There’s a monologue in Imtiaz Ali’s ‘Highway’ where the movie’s protagonist Veera undergoes a self-realization and expresses to her hitherto adversary:
“Jahaan se tum mujhe le aaye ho, main wahaan wapis jaana nahi chahti. (I don't wish to return to where you've got me from.)
Jahaan bhi le ja rahe ho, wahaan pahuchna nahi chahti. (I don't wish to reach where you're taking me.)
Par..ye raasta bahut achha hai. (But..this journey is very nice.)
Main chahti hu ki ye raasta kabhi khatm na ho. (I wish this journey never ends.)”
With this heartfelt quote Veera not only articulated her own feelings, she successfully articulated the emotions of an entire corporate generation that most of us are either a part of or very soon will be. We become so engrossed in trying to create money for a better future that we completely forget that there is a whole wide world outside of our cubicle which is waiting to be explored.
They say art imitates life, but there come these pieces of art once in a blue moon that perfectly reflect our lives, our aspirations, our passions; those either inspire us or make us feel miserable beyond repair. Highway’s director constantly manages to do both to us.
The Distinct Canvas of Imtiaz Ali
Welcome to the world of Imtiaz Ali, ladies & gentlemen. The world that’s drastically different from what’s offered to us by other filmmakers. Even though Indian cinema has transcended several centuries in the past few decades in terms of realism on the silver screen, it still takes creative liberties very often because Bollywood is, after all, synonymous for entertainment only.
Ali, on the other hand, takes his craft extremely seriously and for that he consistently shuns commercial attires off his movies and puts in innuendos straight out of life even though works with bankable stars. Since his movies are but direct interpretations of life on screen only, he frequently showcases the innate human desire to travel far & wide; and he showcases it god-damn-well.
Songs of the Little Road
Now let’s revisit the opening of this piece of text. Alia Bhatt might have had a number of beautiful quotes about traveling in Imtiaz Ali’s ‘Highway,’ but she is far from alone if you refer to Ali’s rich oeuvre on the subject. Let’s take a moment and look at his filmography once.
1. Socha Na Tha
2. Jab We Met
3. Love Aaj Kal
My God, that’s one enviable list. At least one prime character in each movie travels and comes back transformed without even realizing so.
In ‘Socha Na Tha,’ we can possibly credit the trip to Goa where Abhay Deol’s character realizes that he has something more than mere friendship in his heart for Aisha Takia’s character.
‘Jab We Met’ has extensive traveling. In fact, the alternate title of the movie was ‘Punjab Mail’ - an ode to traveling together modifying the main characters’ destinies.
‘Love Aaj Kal’ has the turbaned Saif Ali Khan traveling across the country to pursue his love.

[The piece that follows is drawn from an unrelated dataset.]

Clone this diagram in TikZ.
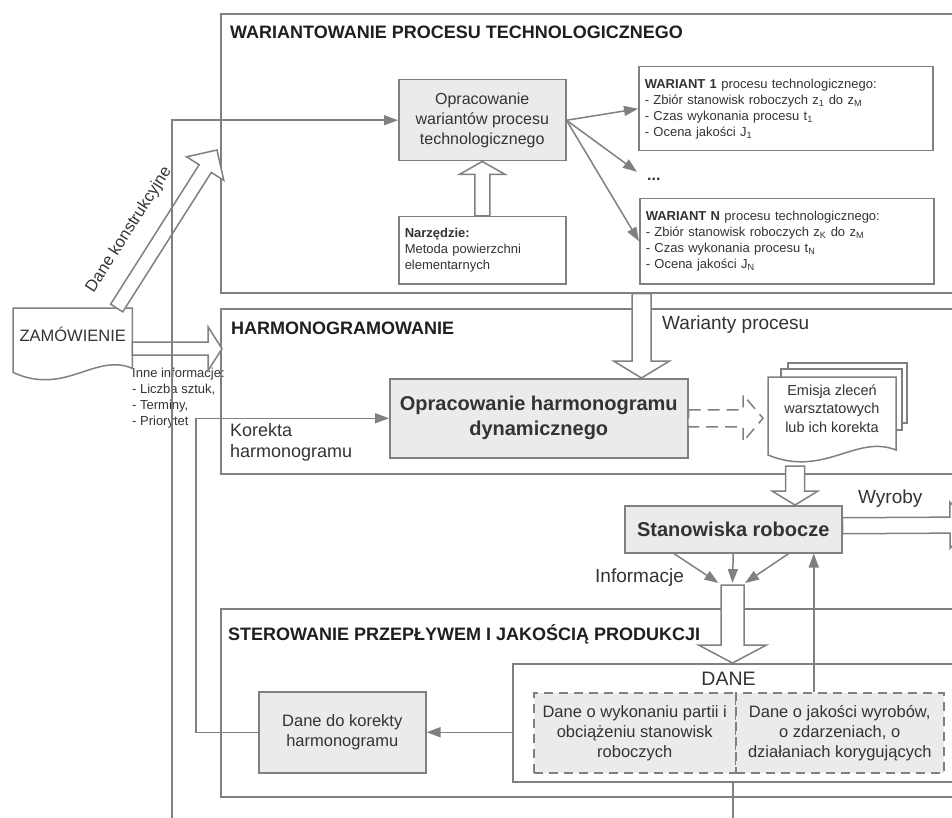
\documentclass[tikz,border=0pt]{standalone}
\usepackage{fontspec}
\setmainfont{Liberation Sans}
\usetikzlibrary{arrows.meta,calc}

\definecolor{linegray}{HTML}{808080}
\definecolor{boxgray}{HTML}{EBEBEB}
\definecolor{inkgray}{HTML}{333333}

\newcommand{\sz}[2]{\fontsize{#1}{#2}\selectfont}
\newcommand{\blockarrow}[6][]{%
  \path[blockarr,#1] let \p1=($(#3)-(#2)$), \n1={atan2(\y1,\x1)}, \n2={veclen(\x1,\y1)} in
    [shift={(#2)},rotate=\n1]
    (0pt,#4) -- ({\n2-#6},#4) -- ({\n2-#6},#5) -- (\n2,0pt) -- ({\n2-#6},-#5) -- ({\n2-#6},-#4) -- (0pt,-#4) -- cycle;}

\begin{document}
\begin{tikzpicture}[
      x=1pt, y=-1pt,
      panel/.style={draw=linegray, line width=1.6pt, fill=white, anchor=north west, inner sep=0pt},
      paneltitle/.style={anchor=base west, inner sep=0pt, text=black!88, font=\bfseries\sz{18}{20}},
      box/.style={draw=linegray, line width=1.5pt, fill=boxgray, anchor=north west, inner sep=3pt, align=center, text=inkgray},
      note/.style={draw=linegray, line width=1.5pt, fill=white, anchor=north west, inner sep=6pt, align=left, text=inkgray, font=\sz{13}{16}},
      databox/.style={box, dash pattern=on 9pt off 6pt},
      lbl/.style={inner sep=0pt, text=inkgray},
      link/.style={draw=linegray, line width=1.5pt},
      arr/.style={link, -{Triangle[length=14pt,width=10pt]}},
      blockarr/.style={draw=linegray, line width=1.5pt, fill=white, line join=miter}
    ]
    \useasboundingbox (0,0) rectangle (952,818);
    \clip (0,0) rectangle (952,818);

    \node[panel, minimum width=745pt, minimum height=279pt] (varpanel) at (220,13) {};
    \node[panel, minimum width=745pt, minimum height=165pt] (harmpanel) at (220,308) {};
    \node[panel, minimum width=745pt, minimum height=188pt] (sterpanel) at (220,608) {};
    \node[panel, minimum width=453pt, minimum height=118pt] (danepanel) at (512,663) {};

    \node[paneltitle] (vartitle) at (230,39) {WARIANTOWANIE PROCESU TECHNOLOGICZNEGO};
    \node[paneltitle] (harmtitle) at (231,334) {HARMONOGRAMOWANIE};
    \node[paneltitle] (stertitle) at (228,640) {STEROWANIE PRZEPŁYWEM I JAKOŚCIĄ PRODUKCJI};

    \node[box, minimum width=167pt, minimum height=81pt, font=\sz{16}{20}] (opvar) at (398,79) {Opracowanie\\wariantów procesu\\technologicznego};
    \node[note, text width=155pt, minimum height=67pt] (tool) at (398,216) {\textbf{Narzędzie:}\\Metoda powierzchni\\elementarnych};
    \node[note, text width=282pt, minimum height=84pt] (var1) at (638,66) {\textbf{WARIANT 1} procesu technologicznego:\\- Zbiór stanowisk roboczych z\textsubscript{1} do z\textsubscript{M}\\- Czas wykonania procesu t\textsubscript{1}\\- Ocena jakości J\textsubscript{1}};
    \node[note, text width=282pt, minimum height=85pt] (varN) at (639,198) {\textbf{WARIANT N} procesu technologicznego:\\- Zbiór stanowisk roboczych z\textsubscript{K} do z\textsubscript{M}\\- Czas wykonania procesu t\textsubscript{N}\\- Ocena jakości J\textsubscript{N}};
    \node[lbl, anchor=base west, font=\bfseries\sz{16}{16}] (dots) at (647,181) {...};

    \node[lbl, minimum width=119pt, minimum height=52pt, anchor=north west, font=\sz{16.5}{16.5}] (zam) at (13,308) {ZAMÓWIENIE};
    \draw[link] (zam.north west) -- (zam.north east) -- ([yshift=-8pt]zam.south east)
      .. controls ($(zam.south west)+(82,-8)$) and ($(zam.south west)+(52,36)$) .. ([yshift=-12pt]zam.south west) -- cycle;
    \node[lbl, anchor=north west, align=left, font=\sz{13}{16}] (inne) at (132,368) {Inne informacje:\\- Liczba sztuk,\\- Terminy,\\- Priorytet};
    \node[lbl, rotate=57.5, font=\sz{16.5}{16.5}] (konstrlbl) at (129,230) {Dane konstrukcyjne};

    \node[box, minimum width=298pt, minimum height=79pt, font=\bfseries\sz{20}{25}] (opharm) at (389,378) {Opracowanie harmonogramu\\dynamicznego};
    \node[lbl, anchor=north west, align=left, font=\sz{18}{21}] (korlbl) at (230,423) {Korekta\\harmonogramu};
    \node[lbl, anchor=base west, font=\sz{19}{19}] (warlbl) at (662,329) {Warianty procesu};

    \coordinate (emnw) at (768,377);
    \draw[link, fill=white] ($(emnw)+(20,-14)$) rectangle ($(emnw)+(139,46)$);
    \draw[link, fill=white] ($(emnw)+(13,-8)$) rectangle ($(emnw)+(134,53)$);
    \draw[link, fill=white] (emnw) -- ($(emnw)+(128,0)$) -- ($(emnw)+(128,73)$)
      .. controls ($(emnw)+(88,57)$) and ($(emnw)+(56,101)$) .. ($(emnw)+(0,78)$) -- cycle;
    \node[lbl, align=center, font=\sz{14.5}{18.5}] (emisja) at ($(emnw)+(64,31.5)$) {Emisja zleceń\\warsztatowych\\lub ich korekta};

    \node[box, minimum width=217pt, minimum height=47pt, font=\bfseries\sz{20}{20}] (stan) at (624,505) {Stanowiska robocze};
    \node[lbl, anchor=base west, font=\sz{19}{19}] (wyrlbl) at (858,503) {Wyroby};
    \node[lbl, anchor=base west, font=\sz{19}{19}] (inflbl) at (595,582) {Informacje};

    \node[box, minimum width=167pt, minimum height=81pt, font=\sz{16.5}{20}] (korbox) at (258,691) {Dane do korekty\\harmonogramu};
    \node[lbl, font=\sz{19.5}{19.5}] (danelbl) at (728.5,679) {DANE};
    \node[databox, minimum width=202pt, minimum height=80pt, font=\sz{16.5}{20}] (dane1) at (533,692) {Dane o wykonaniu partii i\\obciążeniu stanowisk\\roboczych};
    \node[databox, minimum width=208pt, minimum height=80pt, font=\sz{16.5}{20}] (dane2) at (735,692) {Dane o jakości wyrobów,\\o zdarzeniach, o\\działaniach korygujących};

    \coordinate (feedin) at (172,818);
    \coordinate (loopbot) at (733,818);
    \coordinate (danetop) at (732.5,585);
    \coordinate (warx) at (641.5,0);
    \coordinate (warout) at (warx |- varpanel.south);
    \coordinate (warin) at (warx |- opharm.north);
    \coordinate (konstrfoot) at ([xshift=44pt]zam.north);
    \coordinate (konstrtip) at (217,150);
    \coordinate (zamout) at ([yshift=-14.5pt]zam.east);
    \coordinate[xshift=2pt] (harmin) at (harmpanel.west |- zamout);
    \coordinate[xshift=-5pt] (dashin) at (opharm.east -| emnw);
    \coordinate (emout) at ($(emnw)+(27,89)$);
    \coordinate (wyrout) at ([yshift=3.5pt]stan.east);
    \coordinate (wyrend) at (972,525);

    \draw[arr] (opvar.east) -- (var1.west);
    \draw[arr] (opvar.east) -- ([xshift=-10pt,yshift=8pt]dots.west);
    \draw[arr] (opvar.east) -- (varN.west);
    \draw[arr] (danepanel.west |- korbox.east) -- (korbox.east);
    \draw[link] (loopbot |- danepanel.south) -- (loopbot);
    \draw[arr] ([xshift=-26pt]dane2.north) -- ([xshift=-26pt]dane2.north |- stan.south);
    \draw[arr] ([xshift=-59.5pt]stan.south) -- ([xshift=-14pt,yshift=2pt]danetop);
    \draw[arr] (stan.south) -- ([yshift=2pt]danetop);
    \draw[arr] ([xshift=55.5pt]stan.south) -- ([xshift=12.5pt,yshift=2pt]danetop);

    \blockarrow{konstrfoot}{konstrtip}{7.2pt}{22pt}{22pt}
    \blockarrow{zamout}{harmin}{6.5pt}{22pt}{14pt}
    \blockarrow{tool.north}{opvar.south}{7.5pt}{23pt}{13pt}
    \blockarrow{warout}{warin}{9.5pt}{28pt}{17pt}
    \blockarrow[dash pattern=on 12pt off 7pt]{opharm.east}{dashin}{8.5pt}{23.5pt}{20pt}
    \blockarrow{emout}{emout |- stan.north}{9.5pt}{23pt}{14pt}
    \blockarrow{wyrout}{wyrend}{8pt}{23pt}{22pt}
    \blockarrow{danetop}{danetop |- danepanel.north}{11.5pt}{34pt}{18pt}

    \draw[arr] (feedin) |- (opvar.west);
    \draw[arr] (korbox.west) -- ++(-62,0) |- (opharm.west);
  \end{tikzpicture}
\end{document}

‘Rockstar’ has stunning imagery from Kashmir where ultimately Ranbir’s and Nargis’ characters realize that they’re in love.
‘Highway’ is entirely based on the concept of a road trip.
‘Tamasha’ arguably had the most interesting integration of travel amongst all his movies. Here Ranbir’s otherwise ‘restrained’ persona can afford to be a different, a freer, person altogether when he is traveling.
Follow the pattern here? Get what's happening here?
Why Travel is Not a Part of Life But Life Itself
"Through travel, you discover a new aspect to your personality. You discover things which you wouldn't seated in the confines of your home."
That's Imtiaz Ali's quote only. And you'd find a flurry of his quotes on travel if you Google them. So the fact of the matter is, this is one film director who is serious about portraying the true human nature of not wanting to stay put in one place for long. And he's not taking his movie characters to the Alps for an impulsive song & dance routine like the Chopras of the past, he's actually giving the journey the importance it deserves. And he's doing it regularly, movie after movie.
Ali's cinema's subtle/direct insertion of the significance of traveling in daily lives is awe-inspiring. We haven't seen such flavour in any other director's movies across the world. His movies make you sit up and take notice by perpetuating the fact over & over again that traveling is not what you indulge in only if you need a break with friends or family, he informs affront that a human being needs to travel in order to continually evolve. Travel is not fast food that you consume once in a while to escape, travel is in fact the food cooked by your mother which is necessary for basic survival.
Travel is not a part of life but life itself.
Ali's next venture is called 'The Ring' in which Shah Rukh Khan is reportedly playing a tourist guide who charms a vacationing Anushka Sharma. We naturally expect the very same essence that we have always found in his earlier movies.